Ministry of Transport and STT will audit the Ministry of Education and Science and subordinate institutions

Rokas Masiulis
DELFI / Kiril Čachovskij

“The education sector is granted more than a billion euro a year, thus we will first of all look inside the sector to find resources for resolving teachers’ wage payment problems. The Ministry of Education and Science, as well as 17 of its subordinate institutions are the largest purchasing organisations, they perform larger risk public procurements. Transparent activity could help save a large amount of funds and auditing will show if such opportunities exist,” minister R. Masiulis stated.

A team from the Ministry of Transport and Communications, a joint auditor and corruption prevention taskforce and the Special Investigation Service (STT) will be tasked with the audit. It will evaluate whether state assignations are used sparingly, if there are no manifestations of corruption in public procurements and if public and private interests do not clash.

The Ministry of Education and Science, together with its 17 subordinate institutions, were granted 125.3 million euro for public procurements in 2016-2018.

This year, state budget assignations to the education sector reached 1.056 billion euro.
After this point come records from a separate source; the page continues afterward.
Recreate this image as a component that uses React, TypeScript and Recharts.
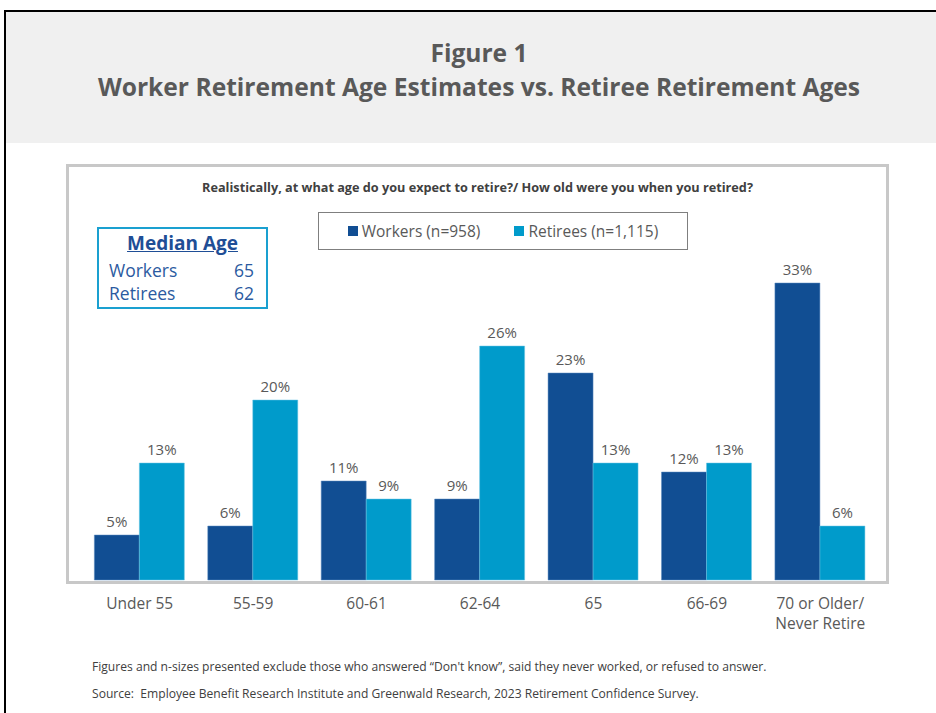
import React from "react";
import { BarChart, Bar, XAxis, YAxis, LabelList } from "recharts";

const categories = ["Under 55", "55-59", "60-61", "62-64", "65", "66-69", "70 or Older/\nNever Retire"];
const workers = [5, 6, 11, 9, 23, 12, 33];
const retirees = [13, 20, 9, 26, 13, 13, 6];
const seriesNames = ["Workers (n=958)", "Retirees (n=1,115)"];
const seriesColors = ["#114e93", "#009bcb"];

const FONT = "'Open Sans', 'DejaVu Sans', sans-serif";
const GRAY = "#595959";

const data = categories.map((c, i) => ({
  category: c,
  workers: workers[i],
  retirees: retirees[i],
}));

const AgeTick = ({ x, y, payload }: any) => {
  const lines = String(payload.value).split("\n");
  return (
    <text x={x} y={y} textAnchor="middle" fill={GRAY} fontSize={15.5} fontFamily={FONT}>
      {lines.map((line, i) => (
        <tspan key={i} x={x} dy={i === 0 ? 21 : 20}>
          {line}
        </tspan>
      ))}
    </text>
  );
};

const LegendBox = () => (
  <div
    style={{
      position: "absolute",
      left: 318,
      top: 212,
      width: 368,
      height: 36,
      border: "1px solid #7f7f7f",
      display: "flex",
      alignItems: "center",
      justifyContent: "center",
      gap: 34,
      fontFamily: FONT,
      fontSize: 15.5,
      color: GRAY,
      background: "#fff",
    }}
  >
    {seriesNames.map((n, i) => (
      <span key={n} style={{ display: "flex", alignItems: "center" }}>
        <span style={{ width: 10, height: 10, background: seriesColors[i], marginRight: 4 }} />
        {n}
      </span>
    ))}
  </div>
);

export default function App() {
  return (
    <div style={{ position: "absolute", left: 0, top: 0, width: 936, height: 713, background: "#fff", overflow: "hidden" }}>
      {/* outer frame + gray header */}
      <div style={{ position: "absolute", left: 4, top: 10, width: 940, height: 720, borderLeft: "2px solid #000", borderTop: "2px solid #000" }} />
      <div style={{ position: "absolute", left: 6, top: 12, width: 930, height: 131, background: "#f0f0f0" }} />
      <div
        style={{
          position: "absolute",
          left: 6,
          top: 36,
          width: 946,
          textAlign: "center",
          fontFamily: FONT,
          fontWeight: 700,
          color: GRAY,
          fontSize: 24.6,
          lineHeight: "34px",
        }}
      >
        <div>Figure 1</div>
        <div>Worker Retirement Age Estimates vs. Retiree Retirement Ages</div>
      </div>

      {/* chart frame */}
      <div style={{ position: "absolute", left: 66, top: 164, width: 817, height: 414, border: "3px solid #c8c8c8" }} />
      <div
        style={{
          position: "absolute",
          left: 69,
          top: 178,
          width: 817,
          textAlign: "center",
          fontFamily: FONT,
          fontWeight: 700,
          fontSize: 12.7,
          color: "#404040",
        }}
      >
        Realistically, at what age do you expect to retire?/ How old were you when you retired?
      </div>

      {/* median box */}
      <div
        style={{
          position: "absolute",
          left: 97,
          top: 227,
          width: 167,
          height: 78,
          border: "2px solid #1aa0d0",
          fontFamily: FONT,
          color: "#2b5aa0",
          fontSize: 17.5,
          boxSizing: "content-box",
        }}
      >
        <div style={{ textAlign: "center", fontWeight: 700, fontSize: 19, color: "#1f4e96", textDecoration: "underline", lineHeight: "28px", marginTop: 0 }}>
          Median Age
        </div>
        <div style={{ display: "flex", justifyContent: "space-between", padding: "0 12px 0 10px", lineHeight: "23px", marginTop: 2 }}>
          <span>Workers</span>
          <span>65</span>
        </div>
        <div style={{ display: "flex", justifyContent: "space-between", padding: "0 12px 0 10px", lineHeight: "22px" }}>
          <span>Retirees</span>
          <span>62</span>
        </div>
      </div>

      <LegendBox />

      <div style={{ position: "absolute", left: 0, top: 0 }}>
        <BarChart
          width={936}
          height={713}
          data={data}
          margin={{ top: 265, right: 59, left: 83, bottom: 93 }}
          barCategoryGap="10%"
          barGap={0}
        >
          <XAxis dataKey="category" axisLine={false} tickLine={false} height={40} tick={<AgeTick />} interval={0} />
          <YAxis hide domain={[0, 35]} />
          <Bar dataKey="workers" name={seriesNames[0]} fill={seriesColors[0]} stroke="#5f8cc0" strokeWidth={0.5} isAnimationActive={false}>
            <LabelList dataKey="workers" position="top" offset={8} formatter={(v: any) => `${v}%`} fill={GRAY} fontSize={15} fontFamily={FONT} />
          </Bar>
          <Bar dataKey="retirees" name={seriesNames[1]} fill={seriesColors[1]} stroke="#6cc6e4" strokeWidth={0.5} isAnimationActive={false}>
            <LabelList dataKey="retirees" position="top" offset={8} formatter={(v: any) => `${v}%`} fill={GRAY} fontSize={15} fontFamily={FONT} />
          </Bar>
        </BarChart>
      </div>

      {/* footnotes */}
      <div style={{ position: "absolute", left: 92, top: 653, fontFamily: FONT, fontSize: 12.1, color: "#404040", lineHeight: "27px" }}>
        <div>Figures and n-sizes presented exclude those who answered “Don't know”, said they never worked, or refused to answer.</div>
        <div>Source:&nbsp; Employee Benefit Research Institute and Greenwald Research, 2023 Retirement Confidence Survey.</div>
      </div>
    </div>
  );
}
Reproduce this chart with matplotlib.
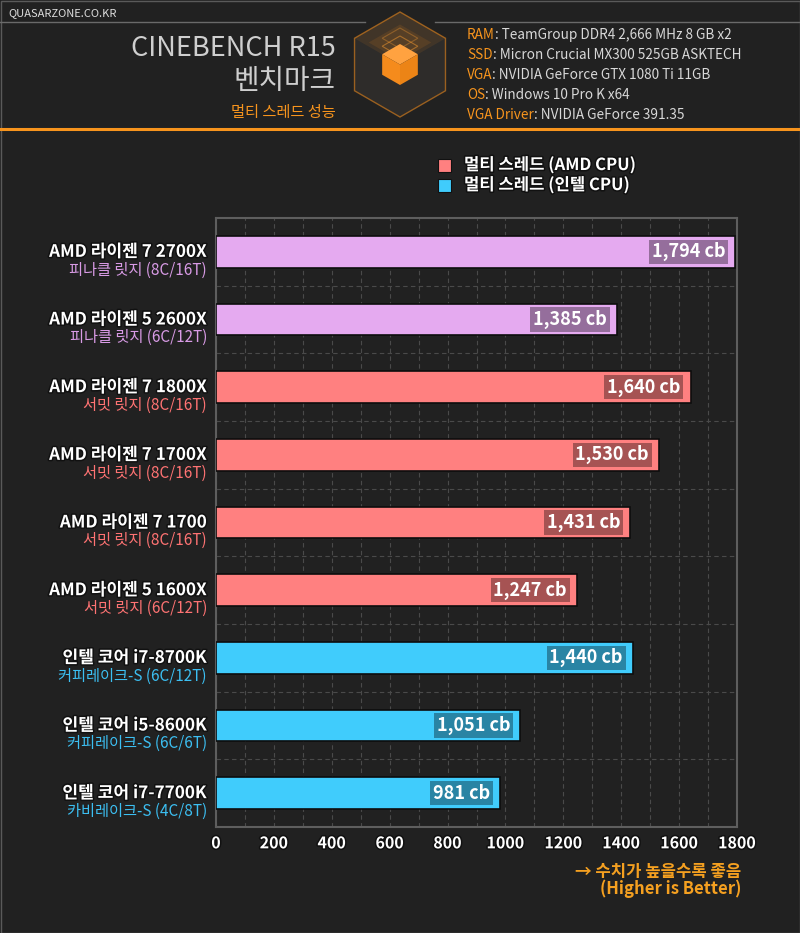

Of these, 5.1 million went to the ministry, while the remainder, 1.051 billion euro – to another 154 institutions. The budget of the ministry’s 17 subordinate institutions was comprised of 32.8 million euro. These funds were used for wages, Sodra taxes, goods and services purchases.

The largest portion (65%) of the assignations go to schools through municipalities. Minister R. Masiulis will discuss savings potential with municipal representatives soon.